_Problem description_: Which lines contain the word "this"? Return each of them as written.

_Source material_:
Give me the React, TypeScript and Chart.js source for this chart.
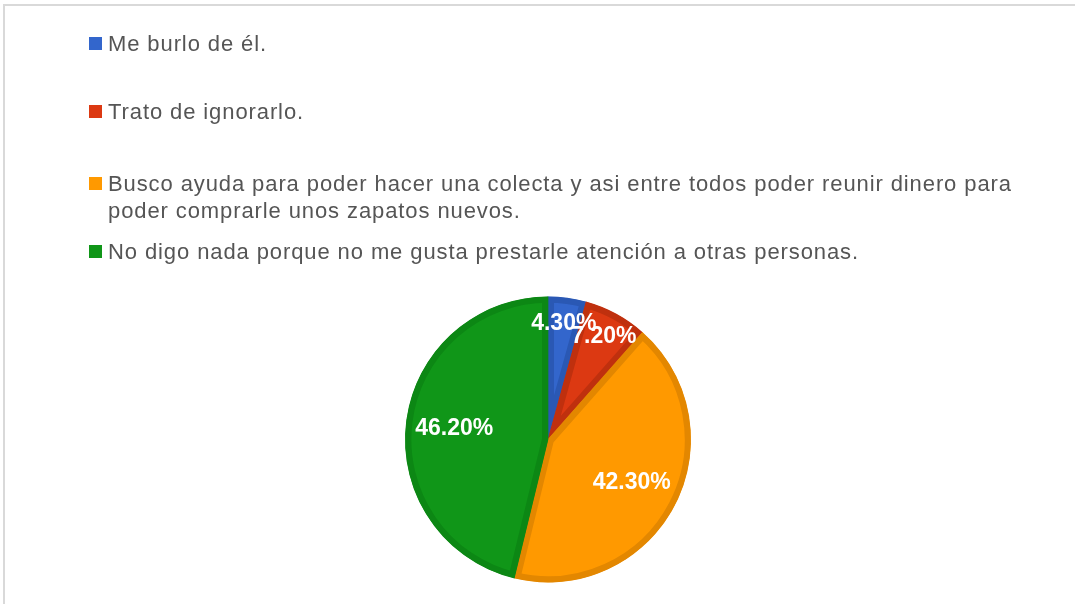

==

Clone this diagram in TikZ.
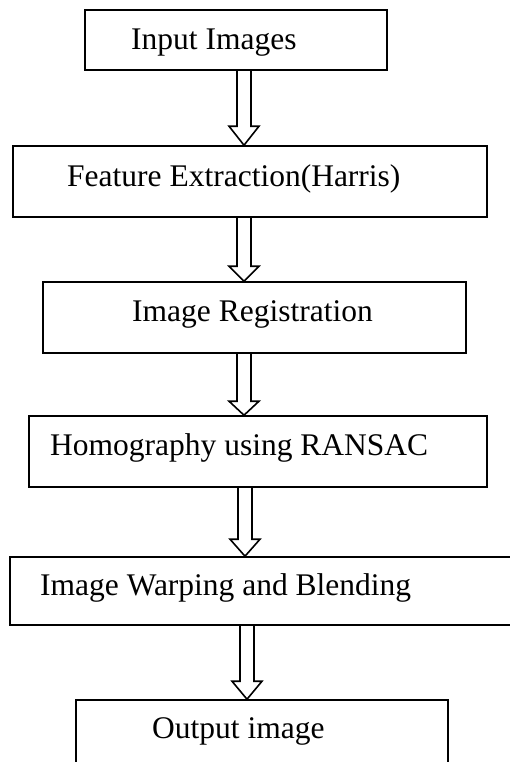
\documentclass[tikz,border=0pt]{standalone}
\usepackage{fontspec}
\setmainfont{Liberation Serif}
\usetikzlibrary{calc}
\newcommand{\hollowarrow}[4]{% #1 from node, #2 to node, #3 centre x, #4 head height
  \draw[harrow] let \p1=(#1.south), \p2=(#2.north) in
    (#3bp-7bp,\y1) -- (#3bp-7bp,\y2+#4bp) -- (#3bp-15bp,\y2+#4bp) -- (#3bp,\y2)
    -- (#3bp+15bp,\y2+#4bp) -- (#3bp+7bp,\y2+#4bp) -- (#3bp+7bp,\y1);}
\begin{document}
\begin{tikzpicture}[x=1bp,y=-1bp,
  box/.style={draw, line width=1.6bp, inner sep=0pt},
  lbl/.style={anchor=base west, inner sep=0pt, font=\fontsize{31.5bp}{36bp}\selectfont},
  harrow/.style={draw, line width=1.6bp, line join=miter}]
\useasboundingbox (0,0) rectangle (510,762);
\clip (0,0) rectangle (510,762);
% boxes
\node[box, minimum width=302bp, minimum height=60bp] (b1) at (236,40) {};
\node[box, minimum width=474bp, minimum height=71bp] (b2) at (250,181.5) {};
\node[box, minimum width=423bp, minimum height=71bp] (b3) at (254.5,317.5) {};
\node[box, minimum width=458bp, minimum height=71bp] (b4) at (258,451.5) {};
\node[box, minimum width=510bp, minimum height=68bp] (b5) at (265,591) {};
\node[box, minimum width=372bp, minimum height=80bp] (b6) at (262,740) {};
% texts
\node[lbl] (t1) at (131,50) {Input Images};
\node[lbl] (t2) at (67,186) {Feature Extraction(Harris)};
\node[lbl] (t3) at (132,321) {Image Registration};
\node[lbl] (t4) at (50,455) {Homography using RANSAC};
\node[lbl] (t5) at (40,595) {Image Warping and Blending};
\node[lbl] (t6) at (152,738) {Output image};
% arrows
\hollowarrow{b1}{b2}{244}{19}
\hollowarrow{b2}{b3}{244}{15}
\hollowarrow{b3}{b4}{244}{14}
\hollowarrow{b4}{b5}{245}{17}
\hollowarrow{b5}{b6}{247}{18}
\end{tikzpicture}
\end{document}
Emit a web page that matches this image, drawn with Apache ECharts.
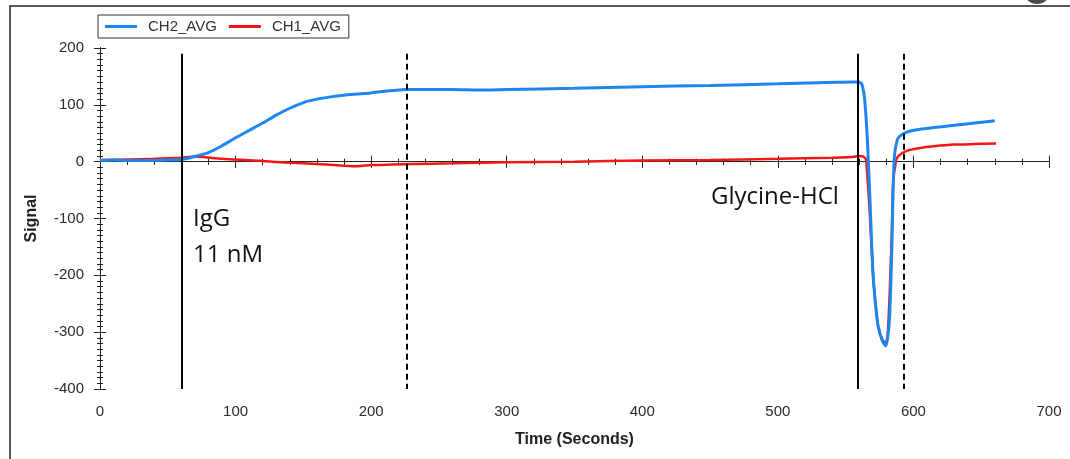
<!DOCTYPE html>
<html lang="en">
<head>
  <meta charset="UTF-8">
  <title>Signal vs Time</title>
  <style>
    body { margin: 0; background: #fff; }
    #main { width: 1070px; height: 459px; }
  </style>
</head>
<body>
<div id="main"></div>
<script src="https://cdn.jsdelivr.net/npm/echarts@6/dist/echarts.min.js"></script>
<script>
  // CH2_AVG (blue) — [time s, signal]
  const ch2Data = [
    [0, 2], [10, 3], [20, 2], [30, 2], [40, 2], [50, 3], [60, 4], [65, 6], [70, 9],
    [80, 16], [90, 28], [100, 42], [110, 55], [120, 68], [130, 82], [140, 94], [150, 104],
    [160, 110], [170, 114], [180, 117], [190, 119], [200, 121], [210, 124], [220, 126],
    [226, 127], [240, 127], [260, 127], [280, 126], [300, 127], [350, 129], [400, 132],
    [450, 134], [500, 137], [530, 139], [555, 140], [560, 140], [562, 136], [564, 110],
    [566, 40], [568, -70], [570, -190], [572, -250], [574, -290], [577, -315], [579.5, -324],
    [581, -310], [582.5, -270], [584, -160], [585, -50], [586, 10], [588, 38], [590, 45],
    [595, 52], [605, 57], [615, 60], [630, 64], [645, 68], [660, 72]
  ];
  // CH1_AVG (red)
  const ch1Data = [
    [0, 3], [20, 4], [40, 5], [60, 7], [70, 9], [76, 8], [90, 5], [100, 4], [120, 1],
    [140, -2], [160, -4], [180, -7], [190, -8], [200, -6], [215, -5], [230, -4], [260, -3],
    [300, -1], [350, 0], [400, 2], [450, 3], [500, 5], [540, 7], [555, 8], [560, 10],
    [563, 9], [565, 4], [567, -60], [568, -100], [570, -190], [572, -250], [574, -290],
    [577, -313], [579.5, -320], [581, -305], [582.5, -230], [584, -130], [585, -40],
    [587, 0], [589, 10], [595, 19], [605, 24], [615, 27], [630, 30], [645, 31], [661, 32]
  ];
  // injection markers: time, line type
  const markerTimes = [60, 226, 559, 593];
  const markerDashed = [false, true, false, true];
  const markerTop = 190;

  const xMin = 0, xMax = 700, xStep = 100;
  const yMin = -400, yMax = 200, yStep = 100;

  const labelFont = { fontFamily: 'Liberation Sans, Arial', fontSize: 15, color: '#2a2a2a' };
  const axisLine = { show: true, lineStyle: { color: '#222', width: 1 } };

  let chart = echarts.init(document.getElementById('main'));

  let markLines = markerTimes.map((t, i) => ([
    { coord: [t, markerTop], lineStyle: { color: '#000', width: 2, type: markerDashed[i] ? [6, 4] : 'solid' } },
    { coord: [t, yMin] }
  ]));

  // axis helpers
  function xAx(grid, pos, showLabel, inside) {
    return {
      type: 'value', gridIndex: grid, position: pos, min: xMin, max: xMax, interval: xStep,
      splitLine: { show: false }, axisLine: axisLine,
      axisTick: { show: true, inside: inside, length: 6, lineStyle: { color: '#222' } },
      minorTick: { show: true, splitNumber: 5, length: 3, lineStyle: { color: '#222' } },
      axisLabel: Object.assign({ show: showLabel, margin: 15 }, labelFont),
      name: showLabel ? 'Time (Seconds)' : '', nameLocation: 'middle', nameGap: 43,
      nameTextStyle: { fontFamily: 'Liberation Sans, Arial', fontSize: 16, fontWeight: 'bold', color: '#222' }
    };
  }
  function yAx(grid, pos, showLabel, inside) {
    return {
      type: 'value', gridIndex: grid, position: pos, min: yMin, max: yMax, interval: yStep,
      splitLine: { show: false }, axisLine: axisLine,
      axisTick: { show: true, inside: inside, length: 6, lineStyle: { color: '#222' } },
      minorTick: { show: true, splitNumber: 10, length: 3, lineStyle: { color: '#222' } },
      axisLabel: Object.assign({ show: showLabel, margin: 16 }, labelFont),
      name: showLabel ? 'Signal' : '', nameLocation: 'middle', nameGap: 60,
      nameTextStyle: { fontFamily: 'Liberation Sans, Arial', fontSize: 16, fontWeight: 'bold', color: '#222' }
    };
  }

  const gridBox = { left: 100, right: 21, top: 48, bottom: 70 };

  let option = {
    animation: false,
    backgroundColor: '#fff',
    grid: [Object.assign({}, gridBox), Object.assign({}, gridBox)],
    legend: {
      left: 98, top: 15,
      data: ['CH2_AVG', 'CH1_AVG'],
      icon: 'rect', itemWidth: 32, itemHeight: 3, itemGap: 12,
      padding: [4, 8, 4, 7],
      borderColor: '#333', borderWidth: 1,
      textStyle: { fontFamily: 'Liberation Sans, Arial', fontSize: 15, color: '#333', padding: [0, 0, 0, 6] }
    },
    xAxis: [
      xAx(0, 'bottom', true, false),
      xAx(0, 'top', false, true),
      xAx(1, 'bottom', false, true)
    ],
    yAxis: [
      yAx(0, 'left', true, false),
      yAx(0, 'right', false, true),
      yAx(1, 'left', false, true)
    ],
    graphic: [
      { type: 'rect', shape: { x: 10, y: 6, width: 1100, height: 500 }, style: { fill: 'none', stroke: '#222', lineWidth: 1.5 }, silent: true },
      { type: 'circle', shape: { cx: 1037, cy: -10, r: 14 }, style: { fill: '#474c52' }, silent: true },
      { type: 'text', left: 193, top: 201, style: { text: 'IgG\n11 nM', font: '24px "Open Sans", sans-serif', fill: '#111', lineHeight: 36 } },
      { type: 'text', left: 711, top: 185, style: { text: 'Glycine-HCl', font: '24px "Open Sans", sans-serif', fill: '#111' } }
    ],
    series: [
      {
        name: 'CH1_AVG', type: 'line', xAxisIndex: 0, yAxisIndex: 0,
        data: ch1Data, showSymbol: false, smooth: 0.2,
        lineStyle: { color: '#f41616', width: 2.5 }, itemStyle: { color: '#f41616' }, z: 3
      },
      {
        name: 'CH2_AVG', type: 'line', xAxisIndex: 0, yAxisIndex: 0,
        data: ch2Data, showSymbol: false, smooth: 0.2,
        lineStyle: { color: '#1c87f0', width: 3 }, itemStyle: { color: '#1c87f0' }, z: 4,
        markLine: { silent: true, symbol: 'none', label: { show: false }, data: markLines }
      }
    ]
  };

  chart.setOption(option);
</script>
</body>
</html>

_Final answer_:
Give me the React, TypeScript and Chart.js source for this chart.
Clone this diagram in TikZ.
Emit a web page that matches this image, drawn with Apache ECharts.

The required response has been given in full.